One Thing I Ask
Pastor Robert Zemke
Regularly reading through the Psalms is one of the most fruitful habits in my spiritual discipline. I have done this by following the reading of the Bible in a year plan or just by reading one Psalm every day for a year (enabling me to read through the Psalter two times a year if you do it six days a week). In my daily devotional this past week, I read one of my favorites, Psalm 27, which has many themes worth meditating on.
“The Lord is my light and my salvation; whom shall I fear? The Lord is the stronghold of my life; of whom shall I be afraid?” (Psalm 27:1)
Do you have fears? Are you afraid? There is no reason to fear; the Lord is our light and salvation. He is our stronghold.
“One thing have I asked of the Lord, that will I seek after: that I may dwell in the house of the Lord all the days of my life, to gaze upon the beauty of the Lord and to inquire in his temple. For he will hide me in his shelter in the day of trouble; he will conceal me under the cover of his tent; he will lift me high upon a rock.” (Psalm 27:4-5)
What is your greatest desire? What do you want more than anything else? The only desire that will be met for eternity is seeking the Lord. When we ask that we may dwell in the Lord's presence all the days of our lives, we know it will be met. (On a side note, in my acting days, I wrote a one-man show of six self-contained monologues titled ‘One Thing I Ask.’ Each character was working through their selfish desires and the disappointment that it brought. Little did I know that for many years I would be working through competing desires to my devotion to God.)
“For my father and my mother have forsaken me, but the Lord will take me in. Teach me your way, O Lord, and lead me on a level path because of my enemies…Wait for the Lord; be strong, and let your heart take courage; wait for the Lord!” (Psalm 27:10, 14)

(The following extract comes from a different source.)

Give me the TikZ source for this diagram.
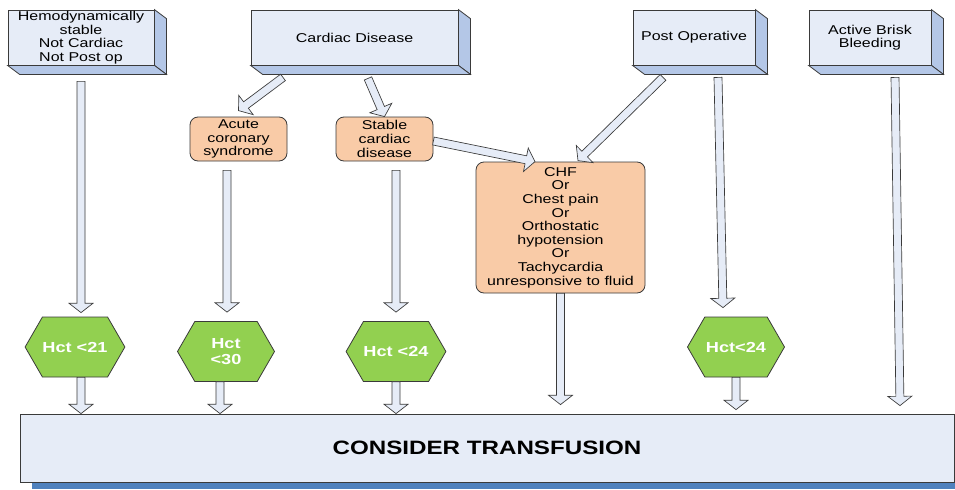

Even if your parents forsake you, the Lord will not forsake you. The Lord will take you in. Such wonderful assurance from the Lord that he loves us as our heavenly father. My seven-year-old daughter Mariana likes to remind me that she has two dads: me and her heavenly father. The Psalmist waits for the Lord not passively but actively. You could think of most of the Psalms as an example of waiting on the Lord by praying, pleading, confessing, and praising Him. In an impatient, instant, distracted culture with shallow, untested, superficial desires, the Lord offers us himself as the only one worth asking for and seeking.